II- Mais, l’examen de ce budget et le débat qu’il implique ne peut se faire sans avoir une lecture attentive du rapport de la Cour des comptes, opportunément demandé par des commissaires aux finances et remis début 2019.

Ce rapport traite de l’organisation et de l’allocation des moyens de la justice. Il met en évidence les dysfonctionnements et constate surtout que l’administration du ministère n’est pas en mesure d’établir un budget solide en l’absence d’outils fiables lui permettant d’orienter les efforts. Il comporte trois points essentiels :

- Malgré une augmentation des crédits budgétaires, la situation se dégrade. Au demeurant,  selon les données du Conseil de l’Europe, les juridictions françaises bénéficient d’un effort budgétaire moindre malgré la hausse significative de ces dernières années, que les Etats européens les plus comparables.

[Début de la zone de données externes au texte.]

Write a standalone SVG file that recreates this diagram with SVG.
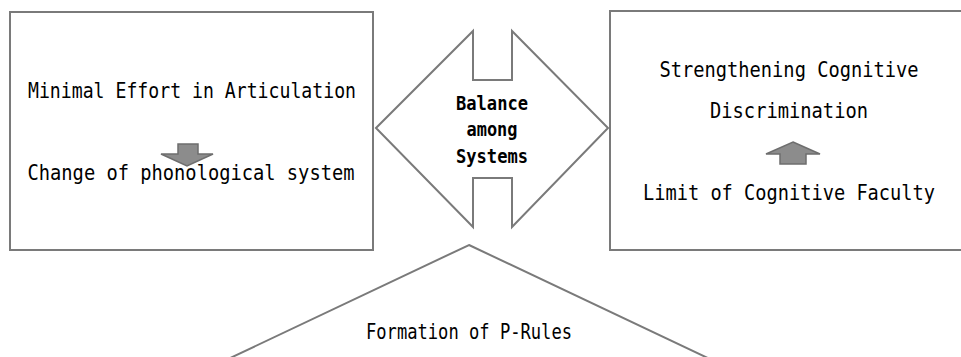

- L’administration du ministère ne dispose pas de tous les outils de connaissance et de pilotage nécessaires.

Nous l’avons constaté ensemble s’agissant de la justice des mineurs et rappelé lors de la mission sur la justice des mineurs que j’ai présidée avec mon collègue Jean Terrier : en l’absence de tout élément élément statistique et qualitatif, nous n’avons pu déterminer l’utilité d’un passage en CEF pour la réinsertion d’un enfant. Et, pourtant, le budget 2020 comporte la programmation de 20 CEF.

- Les méthodologies adoptées par les juridictions administratives pourraient inspirer les juridictions judiciaires françaises.

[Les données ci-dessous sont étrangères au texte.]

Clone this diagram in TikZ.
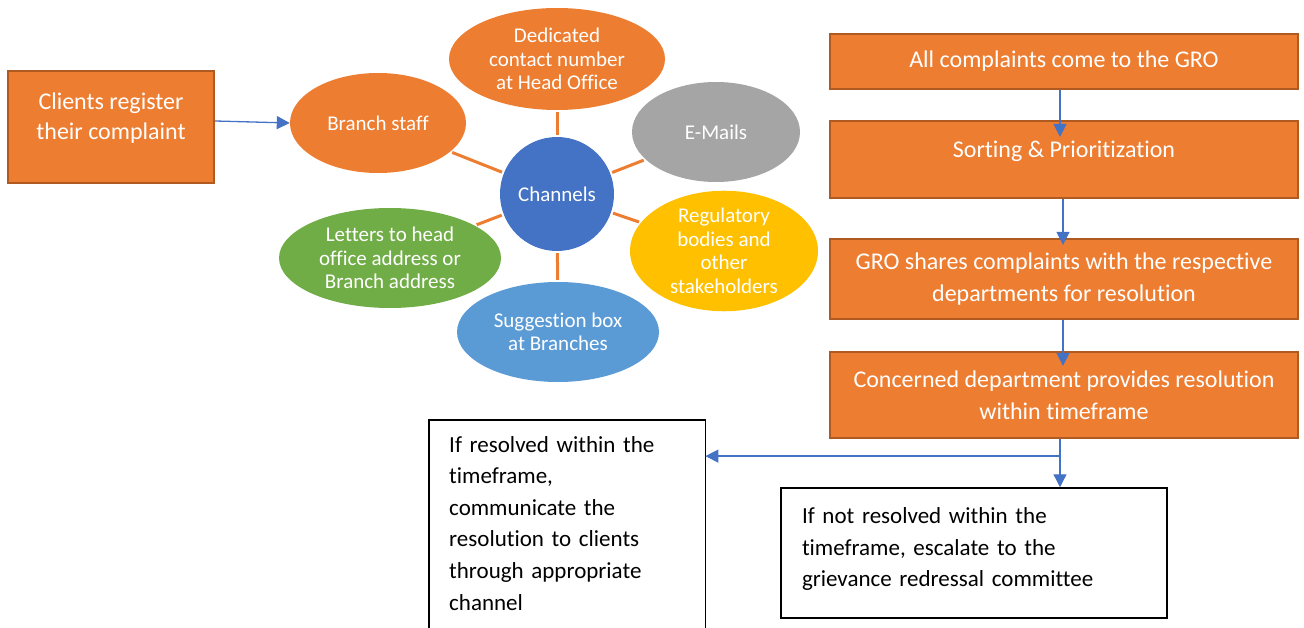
\documentclass[tikz,border=0pt]{standalone}
\usepackage{fontspec}
\setmainfont{Carlito}[Ligatures=NoCommon]
\usetikzlibrary{shapes.geometric,arrows.meta,calc}
\definecolor{orfill}{HTML}{ED7D31}
\definecolor{ordraw}{HTML}{AE5A21}
\definecolor{grayfill}{HTML}{A5A5A5}
\definecolor{goldfill}{HTML}{FFC000}
\definecolor{bluefill}{HTML}{4472C4}
\definecolor{greenfill}{HTML}{70AD47}
\definecolor{lbluefill}{HTML}{5B9BD5}
\definecolor{arrblue}{HTML}{4472C4}
\tikzset{
  obox/.style={draw=ordraw, fill=orfill, line width=2.2pt, text=white, align=center,
    font=\fontsize{24}{32}\selectfont, inner sep=0pt},
  ell/.style={ellipse, inner sep=0pt, text=white, align=center,
    font=\fontsize{21}{23.5}\selectfont},
  spoke/.style={draw=orfill, line width=3pt, shorten <=2pt, shorten >=2pt},
  arr/.style={draw=arrblue, line width=1.3pt, -{Triangle[length=13pt,width=13pt]}},
}
\begin{document}
\begin{tikzpicture}[x=1pt,y=-1pt]
\useasboundingbox (0,0) rectangle (1304,628);
\clip (0,0) rectangle (1304,628);
\hyphenpenalty=10000
% left box
\node[obox, minimum width=206pt, minimum height=112pt, font=\fontsize{24}{30}\selectfont] (clients) at (111,127) {Clients register\\their complaint\\[-8pt]\mbox{}};
% channels
\node[circle, fill=bluefill, minimum size=114pt, inner sep=0pt, text=white, font=\fontsize{21}{23.5}\selectfont] (ch) at (557,194) {Channels};
\node[ell, fill=orfill, minimum width=216pt, minimum height=102pt] (ded) at (557,59) {Dedicated\\contact number\\at Head Office};
\node[ell, fill=orfill, minimum width=176pt, minimum height=100pt] (branch) at (378,123) {Branch staff};
\node[ell, fill=grayfill, minimum width=168pt, minimum height=100pt] (mail) at (716,132) {E-Mails};
\node[ell, fill=goldfill, minimum width=188pt, minimum height=108pt] (reg) at (724,251) {Regulatory\\bodies and\\other\\stakeholders};
\node[ell, fill=greenfill, minimum width=222pt, minimum height=100pt] (let) at (390,258) {Letters to head\\office address or\\Branch address};
\node[ell, fill=lbluefill, minimum width=202pt, minimum height=100pt] (sug) at (558,332) {Suggestion box\\at Branches};
\foreach \e in {ded,branch,mail,reg,let,sug} \draw[spoke] (ch) -- (\e);
\draw[arr] ([yshift=6pt]clients.east) -- (branch.west);
% right column
\node[obox, minimum width=468pt, minimum height=55pt] (b1) at (1064,61.5) {All complaints come to the GRO};
\node[obox, minimum width=468pt, minimum height=77pt] (b2) at (1064,159.5) {Sorting \& Prioritization\\[-12pt]\mbox{}};
\node[obox, minimum width=468pt, minimum height=80pt] (b3) at (1064,279) {GRO shares complaints with the respective\\departments for resolution};
\node[obox, minimum width=468pt, minimum height=86pt] (b4) at (1064,395) {Concerned department provides resolution\\within timeframe};
\draw[arr] ([xshift=-4pt]b1.south) -- ([xshift=-4pt,yshift=-17pt]b2.north);
\draw[arr] ([xshift=-1pt]b2.south) -- ([xshift=-1pt,yshift=-7pt]b3.north);
\draw[arr] ([xshift=-1pt]b3.south) -- ([xshift=-1pt,yshift=-15pt]b4.north);
% bottom boxes
\node[draw=black, line width=1.5pt, align=left, text width=344pt, minimum height=130pt, inner xsep=21pt, font=\fontsize{23}{31.6}\selectfont] (br) at (974,553) {If not resolved within the\\timeframe, escalate to the\\grievance redressal committee\\[-20pt]\mbox{}};
\node[anchor=north west, text width=240pt, align=left, inner xsep=20pt, inner ysep=16pt, font=\fontsize{23}{31.6}\selectfont] (bl) at (429,420) {If resolved within the\\timeframe,\\communicate the\\resolution to clients\\through appropriate\\channel};
\draw[black, line width=1.5pt] ($(bl.north west)+(0,250)$) -- (bl.north west) -- ([xshift=-4pt]bl.north east) coordinate (blne) -- ($(blne)+(0,250)$);
\coordinate (split) at ($([xshift=-4pt]b4.south)+(0,17)$);
\draw[draw=arrblue, line width=1.3pt] ([xshift=-4pt]b4.south) -- (split);
\draw[arr] (split) -- (split |- br.north);
\draw[arr] (split) -- (split -| blne);
\end{tikzpicture}
\end{document}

Le magistrat administratif est soumis à une norme d’activité qui permet d’apprécier le temps de travail nécessaire et les effectifs.

En fait, nous légiférons sans vraiment connaître l’activité judiciaire.

La seule certitude partagée est que nous ne nous trompons pas en majorant globalement les crédits, au regard des standards européens. 

III- Sur le point précis de l’accès au droit et la mesure 101 du budget justice :

La politique en matière d’accès au droit et à la justice doit permettre à toute personne qui le souhaite d’avoir connaissance de ses droits et de les faire valoir, quelque soit sa situation sociale ou son domicile. Cette politique doit associer l’Etat, les collectivités locales, le milieu associatif et les professionnels du droit.

Ce programme s’élève à 530,5 millions en 2020 contre 466, 8 millions en 2019. Il ne s’agit pas d’une augmentation comme j’ai pu le lire dans la presse, mais du transfert des 83 millions d’euros qui étaient affectés au CNB pour financer l’aide juridique, sur le budget de l’Etat.

Le programme 101 devrait compter (466,8 + 83 millions) soit 549,8 et non 530 millions ; ce différentiel de 19 millions, c’est autant de moins pour l’aide à l’accès au droit et pour les familles dont les ressources sont modestes.

L’accès à la connaissance de ses droits : Les Conseils départementaux de l’accès au droit, (CDAD) et les Points d’accès au droit doivent être développés sur tous le territoire. Actuellement seuls 97 sur 164 tribunaux  disposent d’un point d’accès au droit.

Il en est de même de l’aide aux victimes d’infractions pénales.  

La majoration de 1,7 % du budget dédié aux victimes d’infractions pénales n’est pas en rapport avec les efforts attendus, par exemple, à la suite du Grenelle des violences faites aux femmes et de la proposition de loi afférente que nous avons votée à la quasi-unanimité la semaine dernière.

Dans ce contexte, je ne m’explique pas, Madame la ministre, les propos que vous tenez affirmant que l’accès au droit ne nécessite pas davantage de crédits et votre réticence à mettre en œuvre des dispositions de soutien à cette politique, prévues dans le cadre de la loi de 2015, alors que sur tous les bancs de l’Assemblée, nous avons convenu de l’opportunité de favoriser cette action.